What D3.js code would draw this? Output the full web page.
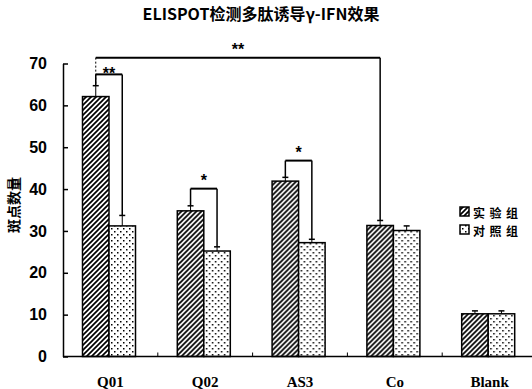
<!DOCTYPE html>
<html>
<head>
<meta charset="utf-8">
<script src="https://cdn.jsdelivr.net/npm/d3@7"></script>
<style>
	body { margin: 0; background: #fff; }
	svg { display: block; }
	.tick text { font-family: "Liberation Sans", Arial, sans-serif; font-weight: bold; }
</style>
</head>
<body>
<div id="chart"></div>
<script>
var categories = ["Q01", "Q02", "AS3", "Co", "Blank"];
var seriesNames = ["实验组", "对照组"];
var expValues = [62.1, 34.8, 41.9, 31.3, 10.2];
var expErrors = [2.6, 1.2, 0.9, 1.2, 0.7];
var ctrlValues = [31.2, 25.2, 27.2, 30.1, 10.2];
var ctrlErrors = [2.5, 1.0, 0.8, 1.1, 0.7];
var yTicks = [0, 10, 20, 30, 40, 50, 60, 70];
// significance brackets: from (category, series) to (category, series), level in y units
var brackets = [
	{from: ["Q01", 0], to: ["Co", 0], level: 71.4, label: "**"},
	{from: ["Q01", 0], to: ["Q01", 1], level: 67.4, label: "**"},
	{from: ["Q02", 0], to: ["Q02", 1], level: 40.1, label: "*"},
	{from: ["AS3", 0], to: ["AS3", 1], level: 46.8, label: "*"}
];

window.onload = function() {
	var W = 532, H = 389;
	var svg = d3.select("#chart").append("svg").attr("width", W).attr("height", H);

	var plot = {left: 63, right: 537, top: 63.5, bottom: 356.5};

	var x = d3.scaleBand().domain(categories).range([plot.left, plot.right]).padding(0);
	var x1 = d3.scaleBand().domain([0, 1]).range([19.5, 72.5]).padding(0);
	var y = d3.scaleLinear().domain([0, 70]).range([plot.bottom, plot.top]);

	var values = [expValues, ctrlValues];
	var errors = [expErrors, ctrlErrors];

	// patterns
	var defs = svg.append("defs");
	var hatch = defs.append("pattern").attr("id", "hatch")
		.attr("patternUnits", "userSpaceOnUse").attr("width", 5).attr("height", 5);
	hatch.append("rect").attr("width", 5).attr("height", 5).attr("fill", "#fff");
	hatch.append("path").attr("d", "M0,5 L5,0 M-1,1 L1,-1 M4,6 L6,4")
		.attr("stroke", "#000").attr("stroke-width", 1.7);

	var dots = defs.append("pattern").attr("id", "dots")
		.attr("patternUnits", "userSpaceOnUse").attr("width", 6).attr("height", 6);
	dots.append("rect").attr("width", 6).attr("height", 6).attr("fill", "#fff");
	dots.append("rect").attr("x", 0).attr("y", 0).attr("width", 1.5).attr("height", 1.5).attr("fill", "#000");
	dots.append("rect").attr("x", 3).attr("y", 3).attr("width", 1.5).attr("height", 1.5).attr("fill", "#000");
	var fills = ["url(#hatch)", "url(#dots)"];

	// title
	svg.append("text")
		.attr("x", 261).attr("y", 20)
		.attr("text-anchor", "middle")
		.style("font-family", "'Noto Sans CJK SC', 'Liberation Sans', sans-serif")
		.style("font-weight", "bold").style("font-size", "16px")
		.text("ELISPOT检测多肽诱导γ-IFN效果");

	// y axis label
	svg.append("text")
		.attr("transform", "translate(19,205) rotate(-90)")
		.attr("text-anchor", "middle")
		.style("font-family", "'Noto Sans CJK SC', sans-serif")
		.style("font-weight", "bold").style("font-size", "14px")
		.text("斑点数量");

	// y axis
	var yAxis = svg.append("g")
		.attr("transform", "translate(" + plot.left + ",0)")
		.call(d3.axisLeft(y).tickValues(yTicks).tickSizeInner(-5).tickSizeOuter(0).tickPadding(16));
	yAxis.selectAll("text").style("font-size", "16px");
	yAxis.selectAll("line, path").attr("stroke", "#000").attr("stroke-width", 1.5);

	// x axis labels
	var xAxis = svg.append("g")
		.attr("transform", "translate(0," + plot.bottom + ")")
		.call(d3.axisBottom(x).tickSize(0).tickPadding(20));
	xAxis.select(".domain").remove();
	xAxis.selectAll("text")
		.style("font-family", "'Liberation Serif', 'DejaVu Serif', serif")
		.style("font-size", "15px");

	// bars
	var groups = svg.selectAll(".cat")
		.data(categories)
		.enter().append("g")
			.attr("class", "cat")
			.attr("transform", function(d) { return "translate(" + x(d) + ",0)"; });

	[0, 1].forEach(function(s) {
		groups.append("rect")
			.attr("x", x1(s))
			.attr("y", function(d, i) { return y(values[s][i]); })
			.attr("width", x1.bandwidth())
			.attr("height", function(d, i) { return y(0) - y(values[s][i]); })
			.attr("fill", fills[s])
			.attr("stroke", "#000").attr("stroke-width", 1.5);

		// error bars (upper only)
		groups.append("line")
			.attr("x1", x1(s) + x1.bandwidth() / 2).attr("x2", x1(s) + x1.bandwidth() / 2)
			.attr("y1", function(d, i) { return y(values[s][i]); })
			.attr("y2", function(d, i) { return y(values[s][i] + errors[s][i]); })
			.attr("stroke", "#000").attr("stroke-width", 1);
		groups.append("line")
			.attr("x1", x1(s) + x1.bandwidth() / 2 - 3).attr("x2", x1(s) + x1.bandwidth() / 2 + 3)
			.attr("y1", function(d, i) { return y(values[s][i] + errors[s][i]); })
			.attr("y2", function(d, i) { return y(values[s][i] + errors[s][i]); })
			.attr("stroke", "#000").attr("stroke-width", 1.5);
	});

	// x baseline and category boundary ticks
	svg.append("line")
		.attr("x1", plot.left).attr("x2", plot.right)
		.attr("y1", plot.bottom).attr("y2", plot.bottom)
		.attr("stroke", "#000").attr("stroke-width", 1.5);
	svg.selectAll(".bound")
		.data(categories.slice(1))
		.enter().append("line")
			.attr("class", "bound")
			.attr("x1", function(d) { return x(d); }).attr("x2", function(d) { return x(d); })
			.attr("y1", plot.bottom).attr("y2", plot.bottom - 4)
			.attr("stroke", "#000").attr("stroke-width", 1);

	// significance brackets
	function barCenter(c) { return x(c[0]) + x1(c[1]) + x1.bandwidth() / 2; }
	function barTop(c) {
		var i = categories.indexOf(c[0]);
		return y(values[c[1]][i] + errors[c[1]][i]);
	}
	brackets.forEach(function(b, k) {
		var xa = barCenter(b.from), xb = barCenter(b.to), yl = y(b.level);
		var g = svg.append("g");
		g.append("line").attr("x1", xa).attr("x2", xb).attr("y1", yl).attr("y2", yl)
			.attr("stroke", "#000").attr("stroke-width", 2);
		g.append("line").attr("x1", xa).attr("x2", xa).attr("y1", yl).attr("y2", barTop(b.from))
			.attr("stroke", "#000").attr("stroke-width", k == 0 ? 1 : 1.5)
			.attr("stroke-dasharray", k == 0 ? "2,2" : null);
		g.append("line").attr("x1", xb).attr("x2", xb).attr("y1", yl).attr("y2", barTop(b.to))
			.attr("stroke", "#000").attr("stroke-width", 1.5);
		// nested brackets get a tighter label gap
		var nested = brackets.some(function(o) { return o !== b && o.level > b.level && o.level - b.level < 6; });
		var cy = yl - (nested ? 4 : 12);
		g.append("text")
			.attr("x", (xa + xb) / 2).attr("y", cy + 9)
			.attr("text-anchor", "middle")
			.style("font-family", "'Liberation Sans', Arial, sans-serif")
			.style("font-weight", "bold").style("font-size", "16px")
			.text(b.label);
	});

	// legend
	var legend = svg.append("g");
	seriesNames.forEach(function(name, s) {
		var ly = 207 + s * 18;
		legend.append("rect")
			.attr("x", 460).attr("y", ly).attr("width", 9).attr("height", 9)
			.attr("fill", fills[s]).attr("stroke", "#000").attr("stroke-width", 1.5);
		legend.append("text")
			.attr("x", 473).attr("y", ly + 5)
			.attr("dominant-baseline", "central")
			.style("font-family", "'Noto Sans CJK SC', sans-serif")
			.style("font-weight", "bold")
			.style("font-size", "12px").style("letter-spacing", "4.5px")
			.text(name);
	});
};
</script>
</body>
</html>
- - - -
Up to and including the line with "var errors = [expErrors, ctrlErrors];", copy the data above from its first line. Skip pictures.

RESPONSE TO THE TASK>
What D3.js code would draw this? Output the full web page.
<!DOCTYPE html>
<html>
<head>
<meta charset="utf-8">
<script src="https://cdn.jsdelivr.net/npm/d3@7"></script>
<style>
	body { margin: 0; background: #fff; }
	svg { display: block; }
	.tick text { font-family: "Liberation Sans", Arial, sans-serif; font-weight: bold; }
</style>
</head>
<body>
<div id="chart"></div>
<script>
var categories = ["Q01", "Q02", "AS3", "Co", "Blank"];
var seriesNames = ["实验组", "对照组"];
var expValues = [62.1, 34.8, 41.9, 31.3, 10.2];
var expErrors = [2.6, 1.2, 0.9, 1.2, 0.7];
var ctrlValues = [31.2, 25.2, 27.2, 30.1, 10.2];
var ctrlErrors = [2.5, 1.0, 0.8, 1.1, 0.7];
var yTicks = [0, 10, 20, 30, 40, 50, 60, 70];
// significance brackets: from (category, series) to (category, series), level in y units
var brackets = [
	{from: ["Q01", 0], to: ["Co", 0], level: 71.4, label: "**"},
	{from: ["Q01", 0], to: ["Q01", 1], level: 67.4, label: "**"},
	{from: ["Q02", 0], to: ["Q02", 1], level: 40.1, label: "*"},
	{from: ["AS3", 0], to: ["AS3", 1], level: 46.8, label: "*"}
];

window.onload = function() {
	var W = 532, H = 389;
	var svg = d3.select("#chart").append("svg").attr("width", W).attr("height", H);

	var plot = {left: 63, right: 537, top: 63.5, bottom: 356.5};

	var x = d3.scaleBand().domain(categories).range([plot.left, plot.right]).padding(0);
	var x1 = d3.scaleBand().domain([0, 1]).range([19.5, 72.5]).padding(0);
	var y = d3.scaleLinear().domain([0, 70]).range([plot.bottom, plot.top]);

	var values = [expValues, ctrlValues];
	var errors = [expErrors, ctrlErrors];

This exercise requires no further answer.